St Helena’s not the only remote island that can’t get broadband internet – but some of the more sparsely-populated outcrops of the British Isles may have found a way round the problem.
It’s called “white space” (whatever that is), and so far it’s reaching just ten homes fitted with special aerials on the Scottish island of Bute – which is bigger than St Helena, has twice as many people, and is nowhere near as isolated.
The small transmitter takes advantage of spare “spectrum” no longer needed for television broadcasts, according to BBC News.
In the meantime, if the Connect St Helena! campaign succeeds in diverting an undersea cable, it seems St Helena might actually be better off than many of those remote Scottish islands.
That’s if it isn’t already…
- Could White Space help St Helena? “The short answer is ‘no’,” says Christian von der Ropp of Connect St Helena! campaign. And here’s the long answer:
“White Space” and “Digital Dividend” (N.B. not “Digital Divide”) refer to radio frequencies originally allocated to terrestrial TV broadcast service which have remained unused and instead are to be used to deliver broadband Internet to homes lacking a wired broadband connection, usually because the distance to next telephone switch is too great for telephone-line based ADSL-service.
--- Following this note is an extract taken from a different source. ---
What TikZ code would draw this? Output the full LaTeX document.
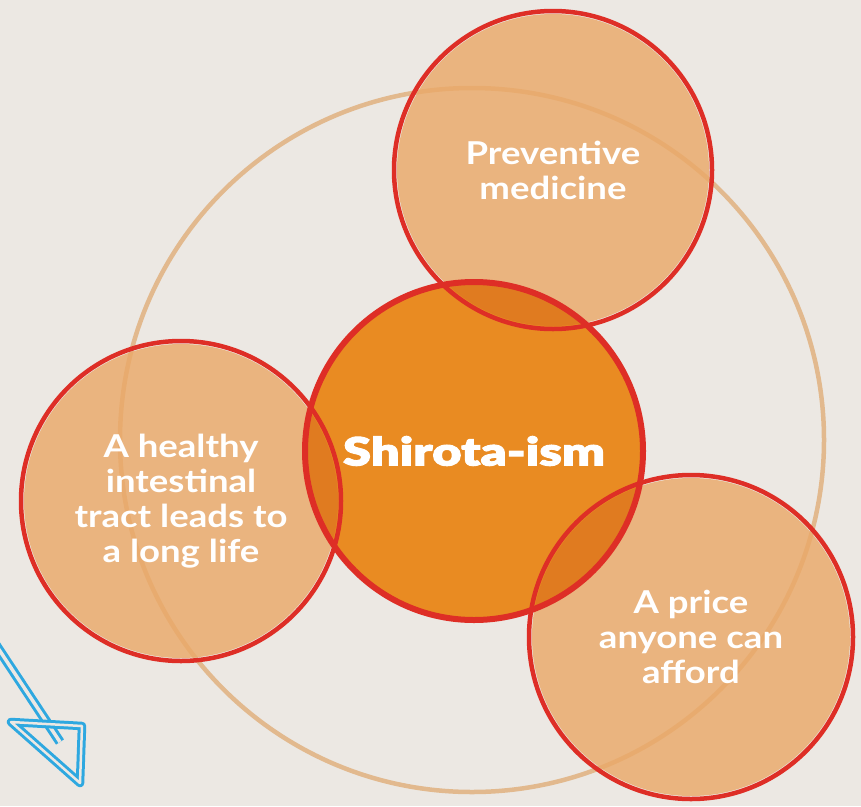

However whatever radio technology is deployed (UMTS or LTE) in this unused frequency spectrum (spectrum = a certain frequency range) it can only bridge some 10-15km and so can only serve the so-called “last mile”. These frequencies would only be suitable to deliver Internet from a radio tower on St Helena to Saints’ homes but cannot bridge those thousands of kilometres to the next large Internet hub (Luanda or Cape Town).